Das auf absehbare Zeit unlösbare Problem sind die Weltmeere.

ich wollte es nicht komplizierter machen, als es ohnehin schon wurde :wink: Ich war vor einigen Jahren wirklich schockiert, als damals jemand stolz verkündete, man hätte das erste Modell gebastelt, in dem die küstennahen Meeresbereiche nun auch berücksichtigt wurden. Vorher kannte man wohl nur „Wasser ja/nein“.

Gruß,
Christian

Vorher kannte man wohl nur "Wasser

Nun ja, Christian, ganz so schlimm ist es wohl nicht.
Zu meiner Seefahrtzeit wurden z.T. 3stündlich, zumindest aber 6stündlich synoptische Wetterbeobachtungsmeldungen (OBS) abgesetzt. Damit waren zwar nur die Schiffahrtswege abgedeckt, aber eben doch eine Reihe von punkten auf den Weltmeeren. Wie das bei der Personalknappheit auf den Schiffen heutzutageist, weiß ich nicht, ich kann mir aber durchaus vorstellen, dass automatische Stationen auch auf Schiffen eingesetzt werden (können).
So ganz „mare incognitum“ ist also die Wasserfläche nicht, wenn ich auch zugebe, dass die Beobachtungsdichte dort gegenüber den Landmassen erheblich dünner ist. Andererseits ist zumindest das bodennahe Wetter über See nicht ganz so turbulent wie über Land.
Grüße
Eckard.

Hallo Eckard,

Vorher kannte man wohl nur "Wasser

Nun ja, Christian, ganz so schlimm ist es wohl nicht.

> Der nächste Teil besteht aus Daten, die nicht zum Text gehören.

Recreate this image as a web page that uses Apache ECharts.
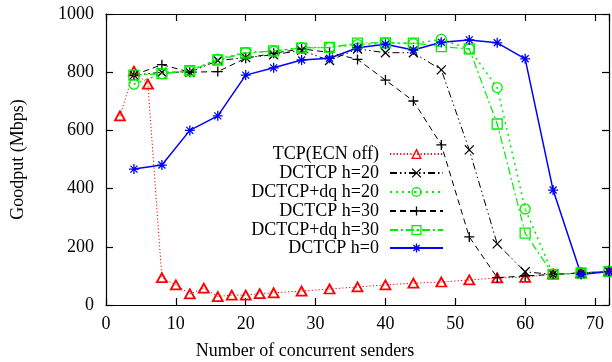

da habe ich mich mißverständlich ausgedrückt. Das galt natürlich nur für die Klimamodelle und nicht für die Wetterdatenmessung.

Gruß,
Christian

Hallo an Alle!

Das bedeutet also, dass es kein Problem fehlender wissenschaftlicher Erkenntnis ist, sondern mehr ein Problem der Datengewinnung.

Nach welchen Kriterien werden denn heutzutage die Standorte von Wetterbeobachtungsstationen ausgesucht? Dass das Netz möglichst flächendeckend sein soll, ist mir schon klar. Aber gibt es darüber hinaus noch andere, vor allem topographische Erwägungen? Wenn ich da z.B. an die bekannten Stationen in den Mittelgebirgen denke, so sind das fast immer die höchsten oder zumindest doch die bekanntesten Gipfel ( z.B. Kahler Asten, Wasserkuppe, Feldberg, usw. ). Aber ist das dann wirklich repräsentativ für den Mittelgebirgsraum? Da gibt es doch Gegenden, die z.T. 500 Höhenmeter und noch tiefer unter diesen Gipfeln liegen?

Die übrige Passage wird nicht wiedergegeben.